Unit I: (Chapter 1 of Bilodeau and Thie) The "setting" for calculus -- the natural numbers (N), the rational numbers (Q), and the real numbers (R). (About 5 days)
Unit II: (Chapter 2 of B+T) Sequences of real numbers. (About 8 days)
Unit III: (Chapter 3 of B+T) Properties of real-valued functions of a real variable. Continuity and its consequences. (About 8 days)
Unit IV: (Chapters 4,5 of B+T) The theory of calculus. The definitions of the derivative and definite integral reconsidered. "Pathology" -- functions that are non-differentiable, non-integrable. The Mean Value Theorem and its consequences -- how information about f' yields information about f. The Fundamental Theorem of Calculus. (About 9 days)
Unit V: (Chapter 6 of B+T) Infinite series. (About 7 days)

The remaining two days will be devoted to in-class exams. See below for tentative dates. There is a more detailed day-by-day course schedule available on the course homepage. As always, it may become necessary to add, delete, or rearrange topics as we progress through the course.

Comments About This Course

Together with the Algebraic Structures/Linear Algebra sequence, this course forms part of the "basic training" (i.e. "boot camp") for mathematics majors. These intermediate level courses serve as bridges from the basic mathematics you have seen in high school and in the calculus courses to the more advanced courses you will normally take in your junior and senior years.

One of the major goals of this course is to build your skills in developing and writing mathematical proofs. Make no mistake, there will almost certainly be times when the "boot camp" analogy seems painfully apt -- many Mathematics majors find these courses to be among the most challenging they take at Holy Cross because the whole way we work may well seem unfamiliar and baffling at first:

Many problems we will do will not have a single number or formula as an answer and more generally, learning ways to perform calculations will not usually be the main focus
You will definitely not master this material by learning rote procedures for solving a set collection of different types of problems
A plausible reason for expecting something is true will not be sufficient.

Instead, in many problems the goal will be first to develop, and then to explain clearly, the complete logical argument that establishes the truth of a statement, starting from a clearly stated set of assumptions and using results established previously. You will have to think about the logical structure of the subject matter and understand the definitions of concepts and the statements and proofs of theorems to get the "skeleton" of the subject firmly in place in your mind. You will need to commit a collection of key examples to memory and be able to reason about their properties. You will need to document much more of your thinking about problems than you probably have done before. While a good intuition may guide you to correct statements, just making correct statements will not be enough.

At times, you may ask why we are doing this at all. The ultimate answer is that this "abstract" proof-oriented work is the way all mathematics is communicated and in a sense it is what most of advanced mathematics is really about. So you have to be prepared for it if you decide to continue! The concept of mathematical proof is the unique and distinctive feature of this branch of knowledge; I think it is no exaggeration to say that it is one of the crowning achievements of the human intellect.
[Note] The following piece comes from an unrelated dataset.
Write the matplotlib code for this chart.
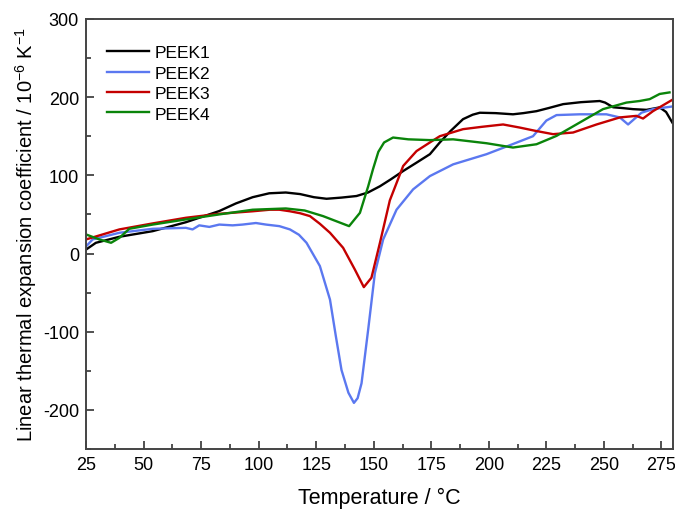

Even applied mathematicians (ones who work on problems directly inspired by problems in the real world) must develop new ideas to solve those problems, and then provide convincing evidence (proofs) that what they claim is true so that others can follow what they do.

Lest this sound too grim, be aware that you will have lots of chances to develop and practice these new skills, and I will always be willing to give you the benefit of my experience working with this kind of mathematics! Even if you find this difficult at first, persistence and openness to a different way of thinking will usually pay off in time.

Course Format

To get you more directly involved in the subject matter of this course, several times during the semester, the class will break down into groups of 3 or 4 students for one or more days, and each group will work together for a portion of those class periods on a group discussion exercise. The exercises will be made up by me. I will be present and available for questions and other help during these periods. At the conclusion of some of these discussions, at times the class as a whole may reconvene to talk about what has been done, to sum up the results, to hear short oral reports from each group, etc. Each group will be responsible for a write-up of solutions for the questions from each discussion day, and those will be graded and and returned with comments.

Some of the other meetings of the class will be structured as lectures when that seems appropriate.

Grading

The assignments for the course will consist of:

Two in-class midterm exams, each worth 20% of course grade. The (tentative) dates are Friday, October 6 and Friday, November 17.
Final exam worth 25% of the course grade. The final exam for this course will be given Friday, December 15, at 2:30 p.m.. (As if having class at 8:00 am wasn't bad enough, this is the last exam time on the last day of finals!)
Individual problem sets, worth 20% of the course grade.
Group reports from discussion days, worth 15% of the course grade.

If you ever have a question about the grading policy, or about your standing in the course, please feel free to consult with me.